▸ Exercise brief: Restate all the material verbatim, except for the pictures.
────────────────────
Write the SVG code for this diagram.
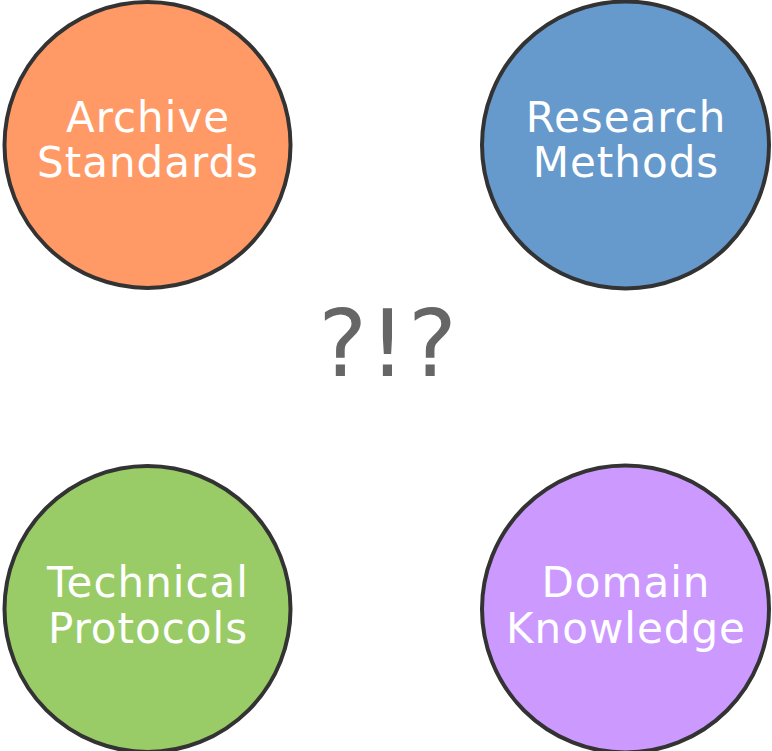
<svg xmlns="http://www.w3.org/2000/svg" width="772" height="751" viewBox="0 0 772 751">
<style>
.c{stroke:#333333;stroke-width:4}
.t{font-family:"DejaVu Sans",Verdana,sans-serif;font-size:42px;fill:#ffffff;text-anchor:middle;letter-spacing:1px}
.q{font-family:"DejaVu Sans",Verdana,sans-serif;font-size:92px;fill:#666666;text-anchor:middle;letter-spacing:2px}
</style>
<rect width="772" height="751" fill="#ffffff"/>
<g id="connectors"></g>
<g id="archive">
<circle class="c" cx="147.5" cy="145" r="143" fill="#FF9966"/>
<text class="t" x="148" y="132">Archive</text>
<text class="t" x="148" y="177">Standards</text>
</g>
<g id="research">
<circle class="c" cx="625.5" cy="145" r="143.5" fill="#6699CC"/>
<text class="t" x="626" y="132">Research</text>
<text class="t" x="626" y="177">Methods</text>
</g>
<g id="technical">
<circle class="c" cx="147.5" cy="609" r="143" fill="#99CC66"/>
<text class="t" x="148" y="597">Technical</text>
<text class="t" x="148" y="643">Protocols</text>
</g>
<g id="domain">
<circle class="c" cx="625.5" cy="609" r="143.5" fill="#CC99FF"/>
<text class="t" x="626" y="597">Domain</text>
<text class="t" x="626" y="643">Knowledge</text>
</g>
<g id="center">
<text class="q" x="388.5" y="376">?!?</text>
</g>
</svg>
────────────────────
▸ Result of the task:
Write the SVG code for this diagram.
<svg xmlns="http://www.w3.org/2000/svg" width="772" height="751" viewBox="0 0 772 751">
<style>
.c{stroke:#333333;stroke-width:4}
.t{font-family:"DejaVu Sans",Verdana,sans-serif;font-size:42px;fill:#ffffff;text-anchor:middle;letter-spacing:1px}
.q{font-family:"DejaVu Sans",Verdana,sans-serif;font-size:92px;fill:#666666;text-anchor:middle;letter-spacing:2px}
</style>
<rect width="772" height="751" fill="#ffffff"/>
<g id="connectors"></g>
<g id="archive">
<circle class="c" cx="147.5" cy="145" r="143" fill="#FF9966"/>
<text class="t" x="148" y="132">Archive</text>
<text class="t" x="148" y="177">Standards</text>
</g>
<g id="research">
<circle class="c" cx="625.5" cy="145" r="143.5" fill="#6699CC"/>
<text class="t" x="626" y="132">Research</text>
<text class="t" x="626" y="177">Methods</text>
</g>
<g id="technical">
<circle class="c" cx="147.5" cy="609" r="143" fill="#99CC66"/>
<text class="t" x="148" y="597">Technical</text>
<text class="t" x="148" y="643">Protocols</text>
</g>
<g id="domain">
<circle class="c" cx="625.5" cy="609" r="143.5" fill="#CC99FF"/>
<text class="t" x="626" y="597">Domain</text>
<text class="t" x="626" y="643">Knowledge</text>
</g>
<g id="center">
<text class="q" x="388.5" y="376">?!?</text>
</g>
</svg>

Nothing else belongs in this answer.